There is no need to expand in a series; indeed there is no need for $f$ to have more than one derivative at all in order to make sense of $\delta(f(x))$.
What is really happening is that you locally invert $f$. That is, $f$, being a differentiable function that is assumed to never have zero derivative at any of its zeros, can be locally inverted around each of its zeros. So you split the domain into $n+1$ pieces; on $n$ of them, $f$ has exactly one zero and is locally invertible, and on the last one $f$ has no zero. The last one should "obviously" not contribute to the integration.

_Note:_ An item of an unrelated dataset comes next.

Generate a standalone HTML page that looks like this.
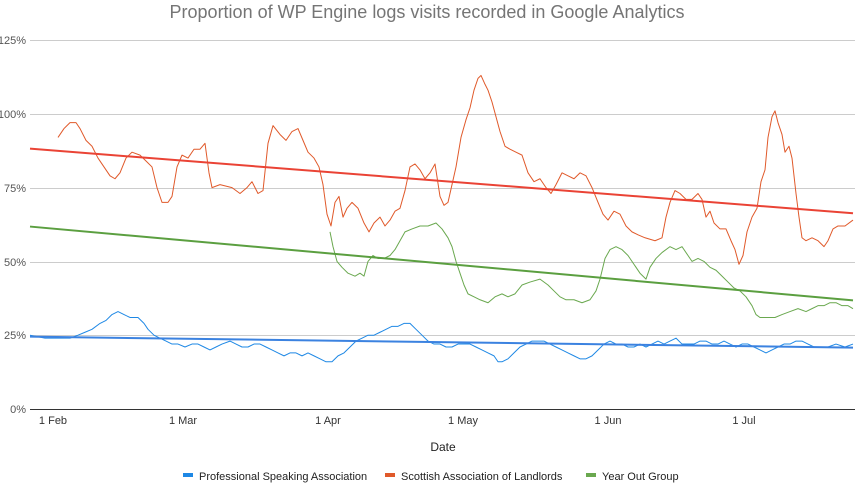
<!DOCTYPE html>
<html><head><meta charset="utf-8"><style>
html,body{margin:0;padding:0;background:#fff;}
svg{display:block;font-family:"Liberation Sans",sans-serif;}
</style></head><body>
<svg width="855" height="483" viewBox="0 0 855 483" xmlns="http://www.w3.org/2000/svg">
<text x="427" y="18" text-anchor="middle" font-size="18" fill="#757575">Proportion of WP Engine logs visits recorded in Google Analytics</text>
<g stroke="#cccccc" stroke-width="1">
<line x1="30" x2="855" y1="40.5" y2="40.5"/>
<line x1="30" x2="855" y1="114.5" y2="114.5"/>
<line x1="30" x2="855" y1="188.5" y2="188.5"/>
<line x1="30" x2="855" y1="262.5" y2="262.5"/>
<line x1="30" x2="855" y1="335.5" y2="335.5"/>
</g>
<line x1="30" x2="855" y1="409.5" y2="409.5" stroke="#333" stroke-width="1"/>
<g font-size="11" fill="#555" text-anchor="end">
<text x="26" y="44">125%</text><text x="26" y="118">100%</text><text x="26" y="192">75%</text>
<text x="26" y="266">50%</text><text x="26" y="339">25%</text><text x="26" y="413">0%</text>
</g>
<g font-size="11" fill="#333" text-anchor="middle">
<text x="53" y="424">1 Feb</text><text x="183" y="424">1 Mar</text><text x="328" y="424">1 Apr</text>
<text x="463" y="424">1 May</text><text x="608" y="424">1 Jun</text><text x="744" y="424">1 Jul</text>
</g>
<text x="443" y="451" text-anchor="middle" font-size="12" fill="#222">Date</text>
<g transform="translate(0,409) scale(1,-2.952)" fill="none" stroke-linejoin="round">
<polyline vector-effect="non-scaling-stroke" stroke="#e0592a" stroke-width="1" points="58,92 64,95 70,97 76,97 80,95 86,91 92,89 98,85 104,82 110,79 115,78 120,80 126,85 132,87 140,86 146,84 152,82 157,75 162,70 168,70 172,72 177,82 182,86 188,85 194,88 200,88 205,90 209,80 212,75 220,76 232,75 240,73 247,75 252,77 258,73 263,74 268,90 273,96 280,93 286,91 292,94 298,95 303,91 308,87 314,85 319,82 323,76 327,66 331,62 335,70 339,72 343,65 347,68 352,70 358,68 364,63 369,60 374,63 380,65 385,62 390,64 395,67 400,68 405,74 410,82 415,83 420,81 425,78 430,80 435,83 440,72 444,69 448,70 452,76 456,82 461,92 466,98 470,102 474,108 478,112 481,113 485,110 488,108 492,104 496,99 500,94 505,89 510,88 516,87 522,86 528,80 534,77 540,78 546,75 551,73 556,76 562,80 568,79 574,78 580,80 586,79 592,75 598,70 603,66 608,64 614,67 620,66 626,62 632,60 638,59 645,58 655,57 662,58 666,65 670,70 675,74 680,73 686,71 692,71 698,73 702,71 706,65 710,67 714,63 720,61 726,61 731,57 735,54 739,49 743,52 747,60 752,65 757,68 761,77 765,81 768,92 772,99 775,101 778,97 782,93 785,87 789,89 792,85 796,73 799,65 802,58 806,57 812,58 818,57 824,55 828,57 833,61 838,62 845,62 853,64"/>
<polyline vector-effect="non-scaling-stroke" stroke="#6aa84f" stroke-width="1" points="330,60 333,55 337,50 342,48 348,46 355,45 360,46 364,45 368,50 373,52 378,51 384,51 390,52 395,54 400,57 405,60 412,61 420,62 428,62 436,63 442,61 448,58 452,55 456,50 460,46 464,42 468,39 474,38 480,37 488,36 495,38 502,39 508,38 515,39 522,42 530,43 540,44 548,42 554,40 560,38 566,37 574,37 582,36 590,37 596,40 600,44 605,51 610,54 616,55 622,54 628,52 634,49 640,46 646,44 650,48 656,51 662,53 670,55 676,54 682,55 688,52 692,50 698,51 704,50 710,48 716,47 722,45 728,43 734,41 740,40 746,38 752,35 756,32 760,31 768,31 775,31 782,32 790,33 798,34 806,33 812,34 818,35 824,35 830,36 836,36 842,35 848,35 853,34"/>
<polyline vector-effect="non-scaling-stroke" stroke="#1e88e5" stroke-width="1" points="30,25 45,24 60,24 70,24 78,25 85,26 92,27 100,29 106,30 112,32 118,33 124,32 130,31 138,31 144,29 148,27 154,25 160,24 166,23 172,22 178,22 185,21 192,22 198,22 204,21 210,20 216,21 222,22 230,23 236,22 242,21 248,21 254,22 260,22 266,21 272,20 278,19 284,18 290,19 296,19 302,18 308,19 314,18 320,17 326,16 332,16 338,18 344,19 350,21 356,23 362,24 368,25 374,25 380,26 386,27 392,28 398,28 404,29 410,29 416,27 422,25 428,23 434,22 440,22 446,21 452,21 458,22 464,22 470,22 476,21 482,20 488,19 494,18 498,16 502,16 508,17 514,19 520,21 526,22 532,23 538,23 544,23 550,22 556,21 562,20 568,19 574,18 580,17 586,17 592,18 598,20 604,22 610,23 616,22 622,22 628,21 634,21 640,22 646,21 652,22 658,23 664,22 670,23 676,24 682,22 688,22 694,22 700,23 706,23 712,22 718,22 724,23 730,22 736,21 742,22 748,22 754,21 760,20 766,19 772,20 778,21 784,22 790,22 796,23 802,23 808,22 814,21 820,21 828,21 836,22 845,21 853,22"/>
<line vector-effect="non-scaling-stroke" stroke="#ea4335" stroke-width="2" x1="30" y1="88.2" x2="853" y2="66.3"/>
<line vector-effect="non-scaling-stroke" stroke="#5b9f40" stroke-width="2" x1="30" y1="61.8" x2="853" y2="36.8"/>
<line vector-effect="non-scaling-stroke" stroke="#3b82e0" stroke-width="2" x1="30" y1="24.5" x2="853" y2="20.8"/>
</g>
<g font-size="11" fill="#222">
<rect x="183" y="473" width="10" height="4" fill="#1e88e5"/><text x="199" y="480">Professional Speaking Association</text>
<rect x="385" y="473" width="10" height="4" fill="#e0592a"/><text x="401" y="480">Scottish Association of Landlords</text>
<rect x="586" y="473" width="10" height="4" fill="#6aa84f"/><text x="602" y="480">Year Out Group</text>
</g>
</svg>
</body></html>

For the other pieces, say $h_k$ is the local inverse of $f$ on $I_k$. Then you have $\int_{I_k} g(x) \delta(f(x)) dx = \int_{f(I_k)} g(h_k(u)) \delta(u) \left | \frac{dx}{du} \right | du$. (The inclusion of the absolute value can be justified by doing case work based on the sign of $\frac{dx}{du}$ on $I_k$, paying attention to the orientation of the domain in the two cases.)
From the inverse function theorem you have $\left | \frac{dx}{du}(u) \right | = \frac{1}{|f'(h_k(u))|}$ (the usual thing you do during $u$ substitution), so by the definition of the delta function you get $\frac{g(h_k(0))}{|f'(h_k(0))|}$ from the integration on $I_k$.